Alokasi bantuan penanganan kekeringan diantaranya pembuatan sumur suntik/sumur dangkal, bantuan pompa, serta padat karya penanggulangan dampak kekeringan. “Bantuan itu sangat bermanfaat dalam mengamankan produksi tanaman pangan, ada penambahan luas tanam serta menambah kesempatan kerja di sektor usaha tani melalui padat karya tersebut,” ujar Hera.
- Baca Juga : Serapan KUR Pertanian Mencapai 63,3 Persen
Sementara itu, Direktur Perlindungan Tanaman Pangan Mohamad Takdir Mulyadi dalam kesempatan terpisah menyampaikan rasio luas terkena Dampak Perubahan iklim (DPI), baik banjir dan kekeringan yang dapat ditangani terhadap luas terkena DPI minimal 60%. Jika lebih dari angka tersebut, maka perlu terus didorong upaya pemanfaatan teknologi adaptasi kekeringan.
Beberapa upaya adaptasi kekeringan yang dapat dilakukan yaitu mengakses informasi iklim, normalisasi saluran/penampungan air, budidaya sesuai iklim setempat, optimalisasi bantuan pompa/gerakan penanganan kekeringan, optimalisasi kegiatan Dem Area Penanganan DPI/Penerapan Penanganan DPI.

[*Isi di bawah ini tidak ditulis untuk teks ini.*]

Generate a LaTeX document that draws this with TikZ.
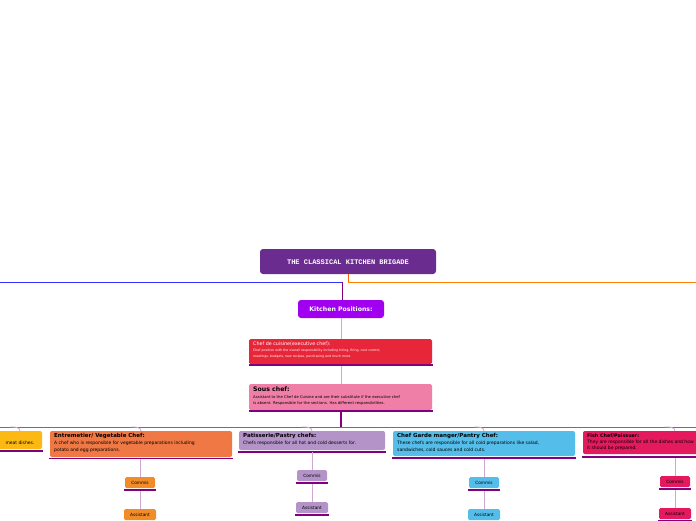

“Kami juga mendorong petani menjadi peserta AUTP (Asuransi Usaha Tani Padi, red), serta bantuan benih bagi yang mengalami puso,” katanya. Beberapa strategi adaptasi kekeringan yang dapat dilakukan melalui mapping wilayah rawan kekeringan, early warning system (EWS) dengan pemantauan informasi iklim, pompanisasi, rehabilitasi jaringan tersier/kwartier dan menggunakan benih toleran kekeringan.
Dengan kondisi iklim yang kerap berubah, memang perlu ada terobosan agar petani bisa tetap bertanam dengan kondisi ketersediaan air yang tidak optimal. Untuk itu, perlunya pengembangan teknologi hemat air, penggunaan air secukupnya, tapi pertanaman tetap produktif.